The cast is pretty great. This is my first time seeing Gene Wilder in anything besides Willy Wonka & The Chocolate Factory and it was pretty startling at first to see him play a character who is much calmer than Willy Wonka is. But at the same time it was cool. The rest of the cast was actually pretty recognizable. Slim Pickens (Taggert) played the villain in The Apple Dumpling Gang which I've only seen clips of on different Disney documentaries, Burton Gilliam who I saw play a bad guy in the season 1 finale of The Dukes of Hazzard, I've heard Madeline Kahn's voice in An American Tail and Dom DeLuise in An American Tail, Spaceballs, Oliver & Company, All Dogs Go to Heaven, and An American Tail: Fievel Goes West. So it was neat seeing all of them in other things.

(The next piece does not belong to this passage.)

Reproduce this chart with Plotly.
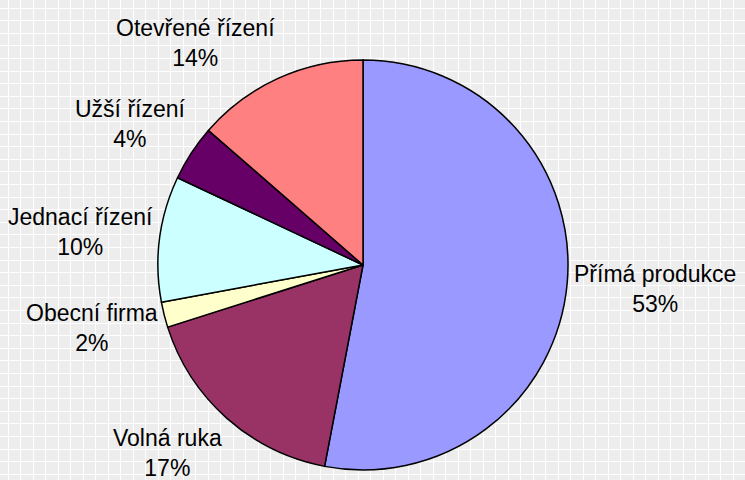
import math
import plotly.graph_objects as go

labels = ["Přímá produkce", "Volná ruka", "Obecní firma", "Jednací řízení", "Užší řízení", "Otevřené řízení"]
values = [53.0, 17.1, 2.0, 9.9, 4.4, 13.6]
pct_labels = ["53%", "17%", "2%", "10%", "4%", "14%"]
colors = ["#9999FF", "#993366", "#FFFFCC", "#CCFFFF", "#660066", "#FF8080"]

W, H = 745, 480
cx, cy, r = 363, 265, 205
FS = 23
FONT = "Liberation Sans, Arial, sans-serif"

# Arial advance widths (per 1000 em) for label width estimation
AW = {" ": 278, "P": 667, "V": 667, "O": 778, "J": 500, "U": 722, "%": 889,
      "a": 556, "á": 556, "b": 556, "c": 500, "d": 556, "e": 556, "é": 556, "ě": 556,
      "f": 278, "i": 222, "í": 278, "j": 222, "k": 500, "l": 222, "m": 833, "n": 556,
      "o": 556, "p": 556, "r": 333, "ř": 333, "s": 500, "š": 500, "t": 278, "u": 556,
      "v": 500, "z": 500, "ž": 500}


def text_w(s):
    return sum(AW.get(ch, 556) for ch in s) / 1000 * FS


fig = go.Figure()
# background grid carrier (pixel coordinate system)
fig.add_trace(go.Scatter(x=[None], y=[None], mode="markers", showlegend=False, hoverinfo="skip"))
fig.add_trace(go.Pie(
    labels=labels, values=values, sort=False, direction="clockwise", rotation=0,
    marker=dict(colors=colors, line=dict(color="black", width=1.5)),
    textinfo="none", showlegend=False, hoverinfo="skip",
    domain=dict(x=[(cx - r) / W, (cx + r) / W], y=[(H - cy - r) / H, (H - cy + r) / H]),
))

# Outside-end labels, Excel style
total = sum(values)
cum = 0.0
gap = 7
for lab, pct, v in zip(labels, pct_labels, values):
    mid = (cum + v / 2) / total * 2 * math.pi
    cum += v
    dx, dy = math.sin(mid), -math.cos(mid)
    px, py = cx + (r + gap) * dx, cy + (r + gap) * dy
    w = max(text_w(lab), text_w(pct))
    h = 2 * 1.27 * FS
    fx = max(-1, min(1, 2.5 * dx))
    fy = max(-1, min(1, 1.6 * dy))
    fig.add_annotation(x=px + fx * w / 2, y=py + fy * h / 2, xref="x", yref="y",
                       text=f"{lab}<br>{pct}", showarrow=False, align="center",
                       xanchor="center", yanchor="middle",
                       font=dict(family=FONT, size=FS, color="black"))

fig.update_layout(
    width=W, height=H, margin=dict(l=0, r=0, t=0, b=0),
    paper_bgcolor="#EDEDED", plot_bgcolor="#EDEDED",
    xaxis=dict(range=[0, W], domain=[0, 1], tick0=8, dtick=12.5, showgrid=True, gridcolor="white",
               gridwidth=1.3, showticklabels=False, zeroline=False, showline=False, ticks=""),
    yaxis=dict(range=[H, 0], domain=[0, 1], tick0=8, dtick=12.6, showgrid=True, gridcolor="white",
               gridwidth=1.3, showticklabels=False, zeroline=False, showline=False, ticks=""),
)
fig.write_html("out.html", config={"displayModeBar": False},
               post_script="document.body.style.margin='0';document.body.style.overflow='hidden';")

The plot is pretty much a plot from an episode of The Dukes of Hazzard but instead of Boss Hogg and Roscoe trying to cheat the citizens of Hazzard out of something or framing Bo and Luke for a crime, it's Hedley Lamarr (Harvey Korman) and Taggert trying to run the people out of the small town of Rock Ridge by any means necessary, including making Bart (Cleavon Little), a black man, the sheriff of the town, which is populated entirely by white people. Except each scheme blows up in Lamarr's face, just like all of Boss Hogg's schemes did. Come to think of it, this plot has also been in numerous comic books over time as well. Particularly early issues of Superman and Action Comics.
My only gripe with this movie is that the physical comedy gets in the way of the rest of the movie. You can only laugh so much at people hitting their heads or getting tripped or whacked on the head or whatever the gag is before it gets boring. At least for me, because I'm not much of a physical comedy guy. I prefer spoken jokes, snide remarks and other forms of verbal humour. Also the end of the movie was a bit confusing as well. When Bart shot Lamarr in the crotch, in front of the movie theatre, because they literally broke the fourth wall, did Lamarr die? Nobody says whether he was killed by that shot and we don't see him again as that's pretty much the end of the movie, aside from Bart and Jim riding off into the sunset in a limo. Yeah, that ending is weird.
Probably the funniest thing for me in Blazing Saddles is that everyone in Rock Ridge has the last name of Johnson. I don't know if Brooks put that in there as a comment on the stereotype of inbreeding in small towns, which I'm pretty sure doesn't actually happen in real life, or what, but I don't care because I thought it was hilarious. I thought it was the best joke in the entire movie. I don't even know why, it just is.
Final Thoughts and Rating: While it's not as good as Spaceballs or as funny as Robin Hood: Men in Tights, Blazing Saddles is still an amazing film that had me laughing (quietly mind you) the whole time. As a Mel Brooks movie should. I can see why it's a beloved movie by fans of Mel Brooks who have seen more of his movies than I have. It's fantastic. It's offensive, but it's not as offensive as it could've been given the time it was made in. It's not a movie that could be made now that's for sure though. I'm giving Blazing Saddles 9.9/10 stars because I'm just not a fan of physical comedy and I feel it was overused in this movie.